Most one-part moisture-curing silicones and polyurethanes build strength from the outside in, with cure rates expressed in millimetres per 24 hours at a given temperature and humidity. If you apply a thick bead in a cool, dry environment, the inner regions may remain uncured for significantly longer than the datasheet’s nominal values. Two-part systems, such as epoxies and structural acrylics, cure through chemical reaction between components and are less dependent on ambient moisture, but their kinetics still change with temperature. As a rule of thumb, a 10°C drop in temperature can double the time required to reach a given strength, while a 10°C increase can halve it. Planning your repair in a controlled environment—such as a garage rather than an open driveway—helps you maintain consistent curing conditions.
How can you verify that your wing mirror glass adhesive has reached sufficient strength for safe use? In professional settings, technicians may use standardised mechanical tests on sample coupons or refer to published strength development curves that relate curing time to percentage of final strength. For DIY repairs, practical checks involve gently attempting to move the mirror after the recommended handling time, applying only light pressure. If you detect any creep or movement, extend the curing period before driving, especially at motorway speeds where aerodynamic forces on the mirror increase considerably. It is far better to wait an extra 12 hours than to risk the glass detaching on the road.

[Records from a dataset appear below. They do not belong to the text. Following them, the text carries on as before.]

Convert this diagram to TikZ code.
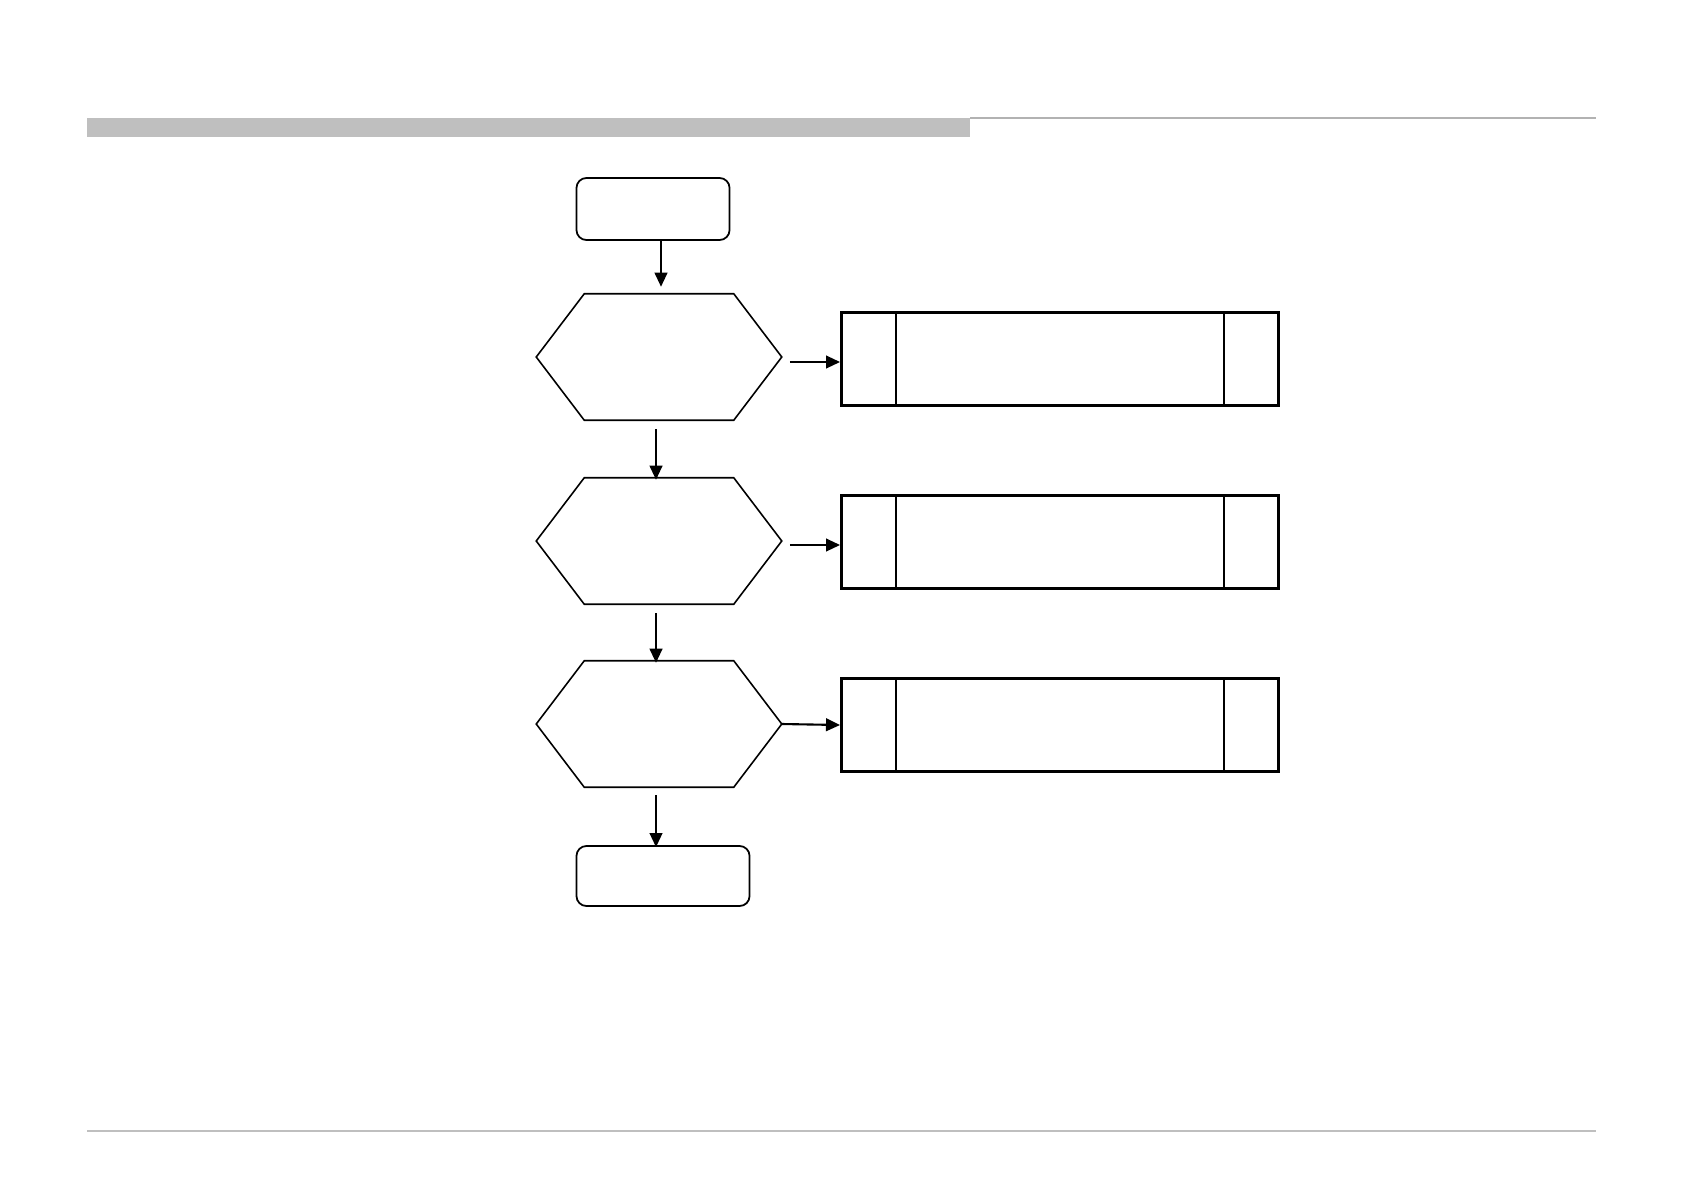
\documentclass[tikz,border=0pt]{standalone}
\usetikzlibrary{shapes,arrows,arrows.meta,positioning}

\begin{document}
\begin{tikzpicture}[
        x=0.01cm, y=-0.01cm,
        term/.style={
            rectangle,
            draw,
            rounded corners=1mm,
            line width=0.5pt,
            inner sep=0pt
        },
        decision/.style={
            rectangle,
            minimum width=2.44cm,
            minimum height=1.25cm,
            inner sep=0pt
        },
        action/.style={
            rectangle,
            draw,
            line width=0.75pt,
            minimum width=4.37cm,
            minimum height=0.93cm,
            inner sep=0pt
        },
        line/.style={draw, -{Triangle[length=4pt,width=3.6pt]}, line width=0.6pt}
    ]
        \useasboundingbox (0,0) rectangle (1683,1191);

        % -- Naglowek i stopka --
        \fill [black!25] (87,118) rectangle (970,137);
        \draw [black!30, line width=0.4pt] (970,118) -- (1596,118);
        \draw [black!25, line width=0.5pt] (87,1131) -- (1596,1131);

        % -- Wezly --
        \node [term, minimum width=1.53cm, minimum height=0.62cm] (start) at (653,209) {};
        \node [decision] (check1) at (659,357) {};
        \node [decision] (check2) at (659,541) {};
        \node [decision] (check3) at (659,724) {};
        \node [term, minimum width=1.73cm, minimum height=0.60cm] (stop) at (663,876) {};

        \node [action] (fix1) at (1060,359) {};
        \node [action] (fix2) at (1060,542) {};
        \node [action] (fix3) at (1060,725) {};

        % szesciokaty
        \foreach \n in {check1,check2,check3} {
            \draw [line width=0.45pt] ([xshift=0.48cm]\n.north west) -- ([xshift=-0.48cm]\n.north east)
                -- (\n.east) -- ([xshift=-0.48cm]\n.south east) -- ([xshift=0.48cm]\n.south west)
                -- (\n.west) -- cycle;
        }

        % podzialy w prostokatach
        \foreach \n in {fix1,fix2,fix3} {
            \draw [line width=0.45pt] ([xshift=0.56cm]\n.north west) -- ([xshift=0.56cm]\n.south west);
            \draw [line width=0.45pt] ([xshift=-0.56cm]\n.north east) -- ([xshift=-0.56cm]\n.south east);
        }

        % -- Sciezki --
        \path [line, shorten >=0.07cm] ([xshift=0.02cm]start.south -| check1.north) -- ([xshift=0.02cm]check1.north);
        \path [line, shorten <=0.09cm, shorten >=-0.02cm] ([xshift=-0.03cm]check1.south) -- ([xshift=-0.03cm]check2.north);
        \path [line, shorten <=0.09cm, shorten >=-0.02cm] ([xshift=-0.03cm]check2.south) -- ([xshift=-0.03cm]check3.north);
        \path [line, shorten <=0.08cm, shorten >=-0.02cm] ([xshift=-0.03cm]check3.south) -- ([xshift=-0.03cm]stop.north -| check3.south);

        \path [line, shorten <=0.08cm] ([yshift=-0.03cm]check1.east |- fix1.west) -- ([yshift=-0.03cm]fix1.west);
        \path [line, shorten <=0.08cm] ([yshift=-0.03cm]check2.east |- fix2.west) -- ([yshift=-0.03cm]fix2.west);
        \path [line] (check3.east) -- (fix3.west);

    \end{tikzpicture}
\end{document}
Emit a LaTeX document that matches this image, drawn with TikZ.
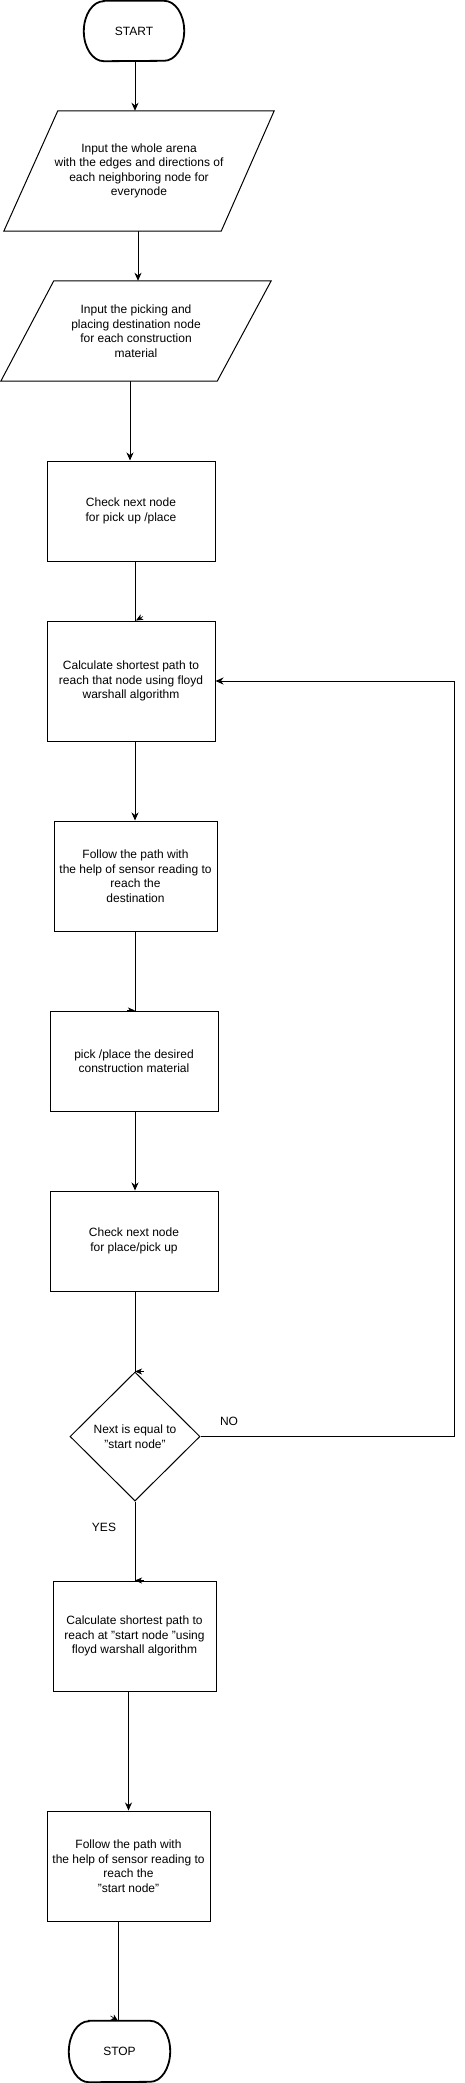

Some high-end adhesive systems also allow non-destructive evaluation through visual inspection of witness beads or through hardness testing on cured excess material. For example, you might leave a small blob of adhesive on a disposable surface next to the work area; once this sample is fully hardened and no longer deforms under firm fingernail pressure, the joint itself is likely to have reached a comparable cure state. In critical applications, technicians sometimes perform torque or peel tests on sacrificial assemblies built alongside the actual component to verify that targeted strength levels have been achieved before releasing the vehicle. While such methods may be beyond the scope of most home users, they illustrate the level of rigour applied in professional environments.
Ultimately, achieving a long-lasting wing mirror repair is a combination of choosing the right adhesive, preparing the surfaces correctly, and giving the bond enough time to develop. If you respect these curing parameters and, where possible, verify the bond’s integrity through careful inspection and gentle testing, you can have confidence that your wing mirror glass adhesive will perform reliably for years of daily driving.